The Nigerian Upstream Petroleum Regulatory Commission (NUPRC) yesterday, announced that it has successfully concluded the pre‑qualification stage of the 2025 Licensing Round.

The announcement clears the first major hurdle in what is shaping up to be one of Nigeria’s most significant upstream investment drives in recent years.

According to NUPRC, the pre‑qualification notifications were sent to successful companies on March 16, 2026, and, effective March 17, NUPRC has opened data leasing for qualified bidders as they prepare technical and commercial submissions.

The 2025 Licensing Round — officially launched on December 1, 2025 after approval by President Bola Ahmed Tinubu — is offering a total of 50 oil and gas blocks spanning onshore, swamp/shallow water, frontier, and deepwater basins across Nigeria’s prolific sedimentary areas.

Under the licensing framework established by the Petroleum Industry Act (PIA) 2021, the bid round aims to attract substantial foreign and domestic capital, with NUPRC targeting approximately $10 billion in new upstream investment.

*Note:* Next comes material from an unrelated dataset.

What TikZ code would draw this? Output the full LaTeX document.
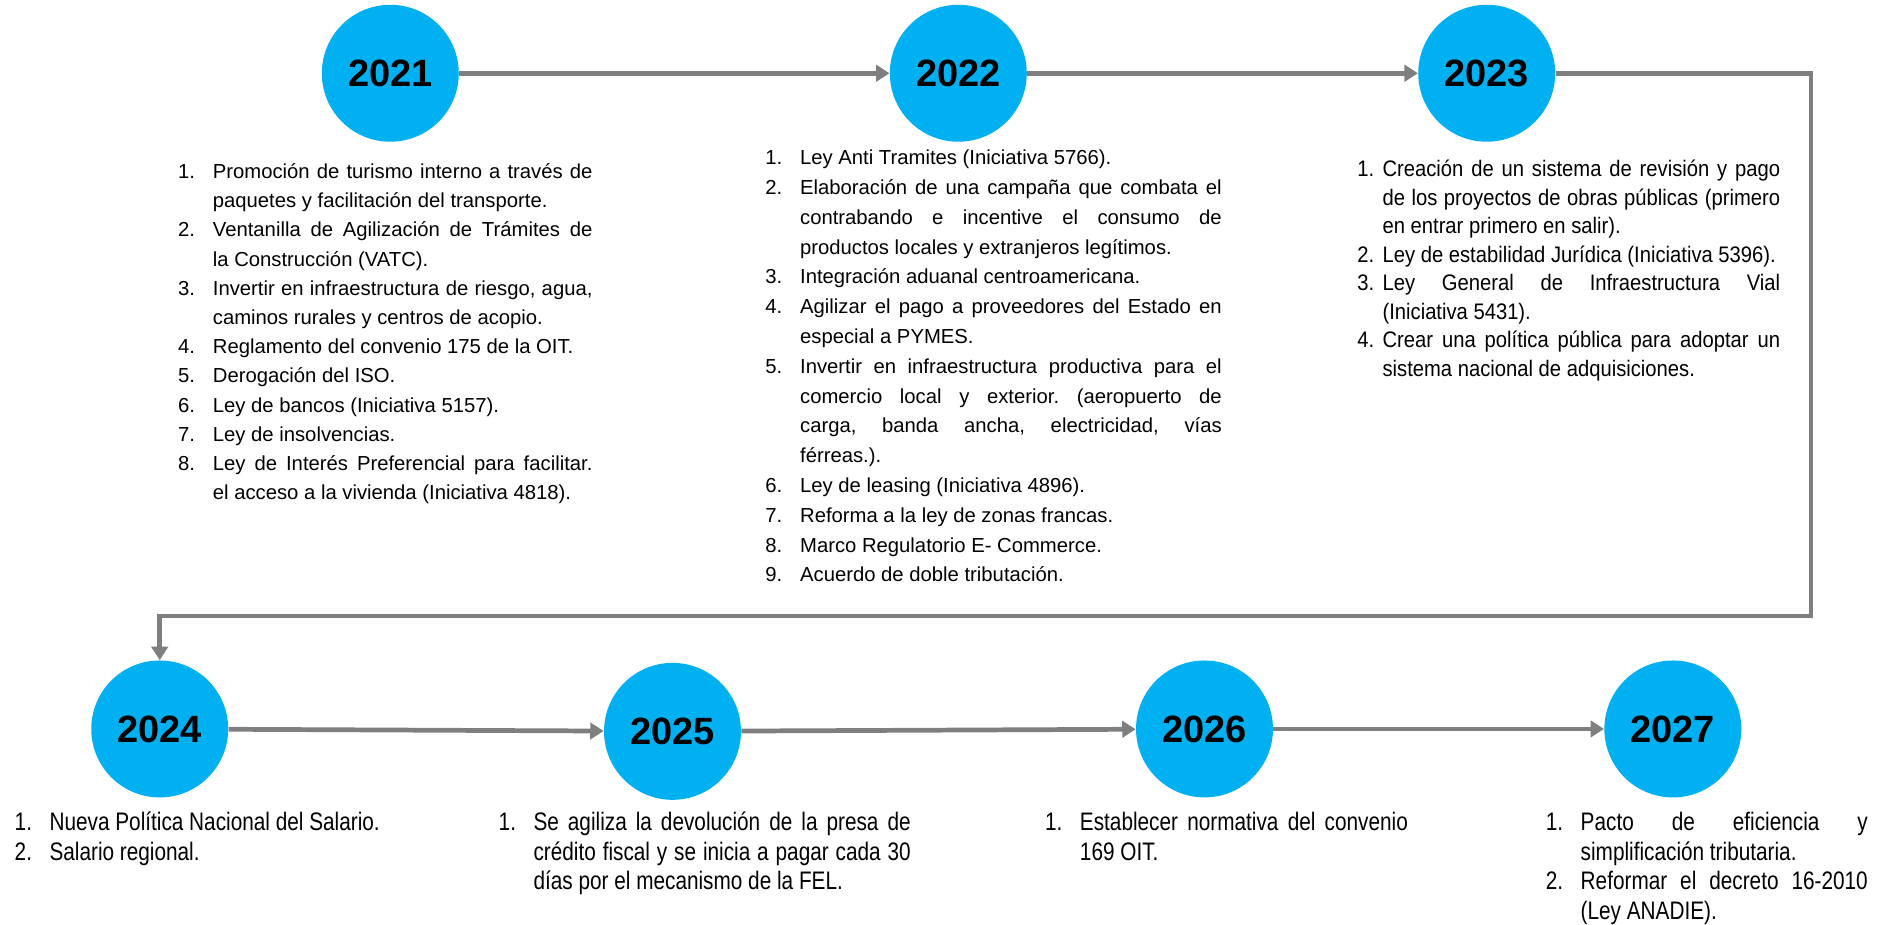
\documentclass[tikz,border=0pt]{standalone}
\usepackage{fontspec}
\setmainfont{Liberation Sans}
\newfontfamily\midnarrow{Liberation Sans}[FakeStretch=0.9]
\newfontfamily\lownarrow{Liberation Sans}[FakeStretch=0.82]
\usepackage{enumitem}
\usetikzlibrary{arrows.meta}
\definecolor{yearblue}{HTML}{00B0F0}
\definecolor{linegray}{HTML}{7F7F7F}
\tikzset{>={Triangle[length=2.8mm,width=3.4mm]}}
\setlist[enumerate]{label=\arabic*.,align=left,labelindent=0pt,leftmargin=0.725cm,labelwidth=0.725cm,labelsep=0pt,topsep=0pt,partopsep=0pt,itemsep=0pt,parsep=0pt}
\hyphenpenalty=10000
\frenchspacing
\tikzset{
  year/.style={circle, fill=yearblue, minimum size=2.85cm, inner sep=0pt, font=\fontsize{22.5}{26}\selectfont\bfseries},
  items/.style={anchor=north west, inner sep=0pt, align=justify, text width=#1, font=\fontsize{12}{17.3}\selectfont},
  looseitems/.style={font=\fontsize{12}{17.65}\selectfont},
  midtext/.style={font=\midnarrow\fontsize{13.3}{16.9}\selectfont},
  lowtext/.style={font=\lownarrow\fontsize{15}{17.5}\selectfont},
  flow/.style={->, draw=linegray, line width=2.8pt}
}

\begin{document}
\begin{tikzpicture}[x=0.025cm,y=-0.025cm]
    \useasboundingbox (0,0) rectangle (1568,770);

    % Draw the year circles of the top row
    \node[year] (c2021) at (325,61) {2021};
    \node[year] (c2022) at (798,61) {2022};
    \node[year] (c2023) at (1238,61) {2023};

    % Draw the year circles of the bottom row
    \node[year] (c2024) at (133,607) {2024};
    \node[year] (c2025) at (560,609) {2025};
    \node[year] (c2026) at (1003,607) {2026};
    \node[year] (c2027) at (1393,607) {2027};

    % Corners of the line that turns down to the bottom row
    \coordinate (tr) at (1508,61);
    \coordinate (br) at (1508,513);
    \coordinate (bl) at (133,513);

    % Draw the arrows between the years
    \draw[flow] (c2021) -- (c2022);
    \draw[flow] (c2022) -- (c2023);
    \draw[flow] (c2023) -- (tr) -- (br) -- (bl) -- (c2024);
    \draw[flow] (c2024) -- (c2025);
    \draw[flow] (c2025) -- (c2026);
    \draw[flow] (c2026) -- (c2027);

    % Draw the lists under the top row
    \node[items=8.625cm] (b2021) at (148,124) {%
      \begin{enumerate}
        \item Promoción de turismo interno a través de\linebreak paquetes y facilitación del transporte.
        \item Ventanilla de Agilización de Trámites de\linebreak la Construcción (VATC).
        \item Invertir en infraestructura de riesgo, agua,\linebreak caminos rurales y centros de acopio.
        \item Reglamento del convenio 175 de la OIT.
        \item Derogación del ISO.
        \item Ley de bancos (Iniciativa 5157).
        \item Ley de insolvencias.
        \item Ley de Interés Preferencial para facilitar.\linebreak el acceso a la vivienda (Iniciativa 4818).
      \end{enumerate}};
    \node[items=9.5cm, looseitems] (b2022) at (637,112) {%
      \begin{enumerate}
        \item Ley Anti Tramites (Iniciativa 5766).
        \item Elaboración de una campaña que combata el\linebreak contrabando e incentive el consumo de\linebreak productos locales y extranjeros legítimos.
        \item Integración aduanal centroamericana.
        \item Agilizar el pago a proveedores del Estado en\linebreak especial a PYMES.
        \item Invertir en infraestructura productiva para el\linebreak comercio local y exterior. (aeropuerto de\linebreak carga, banda ancha, electricidad, vías\linebreak férreas.).
        \item Ley de leasing (Iniciativa 4896).
        \item Reforma a la ley de zonas francas.
        \item Marco Regulatorio E- Commerce.
        \item Acuerdo de doble tributación.
      \end{enumerate}};
    \node[items=8.8cm, midtext] (b2023) at (1130,123) {%
      \begin{enumerate}[leftmargin=0.525cm,labelwidth=0.525cm]
        \item Creación de un sistema de revisión y pago\linebreak de los proyectos de obras públicas (primero\linebreak en entrar primero en salir).
        \item Ley de estabilidad Jurídica (Iniciativa 5396).
        \item Ley General de Infraestructura Vial\linebreak (Iniciativa 5431).
        \item Crear una política pública para adoptar un\linebreak sistema nacional de adquisiciones.
      \end{enumerate}};

    % Draw the lists under the bottom row
    \node[items=8cm, lowtext] (b2024) at (12,667) {%
      \begin{enumerate}
        \item Nueva Política Nacional del Salario.
        \item Salario regional.
      \end{enumerate}};
    \node[items=8.575cm, lowtext] (b2025) at (415,667) {%
      \begin{enumerate}
        \item Se agiliza la devolución de la presa de\linebreak crédito fiscal y se inicia a pagar cada 30\linebreak días por el mecanismo de la FEL.
      \end{enumerate}};
    \node[items=7.55cm, lowtext] (b2026) at (870,667) {%
      \begin{enumerate}
        \item Establecer normativa del convenio\linebreak 169 OIT.
      \end{enumerate}};
    \node[items=6.7cm, lowtext] (b2027) at (1287,667) {%
      \begin{enumerate}
        \item Pacto de eficiencia y\linebreak simplificación tributaria.
        \item Reformar el decreto 16-2010\linebreak (Ley ANADIE).
      \end{enumerate}};
\end{tikzpicture}
\end{document}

Industry projections suggest the development of awarded blocks could add up to 2 billion barrels of oil to national reserves and as much as 400,000 barrels per day of additional production over the next decade once fields are fully operational.

The bid process is divided into a two‑stage system — pre‑qualification followed by technical and commercial evaluation — with the entire round scheduled to run roughly six to eight months, from late November 2025 through mid‑July 2026, culminating in a commercial bid conference and eventual ministerial award of Petroleum Prospecting Licences.

To lower barriers to entry and broaden participation, NUPRC has also adjusted commercial terms including reduced signature bonuses compared with previous rounds.

Pre‑qualified bidders must now lease geological and geophysical data from designated sources and upload proof of payment as a prerequisite to bid submission — steps that signal a more transparent, automated approach intended to align Nigeria’s upstream licensing with global best practices.

The successful completion of pre‑qualification and the opening of data access now sets the stage for robust competition among capable operators — from majors to nimble independents — whose bids could unlock fresh exploration activity, strengthen Nigeria’s energy export base, and generate jobs across the value chain.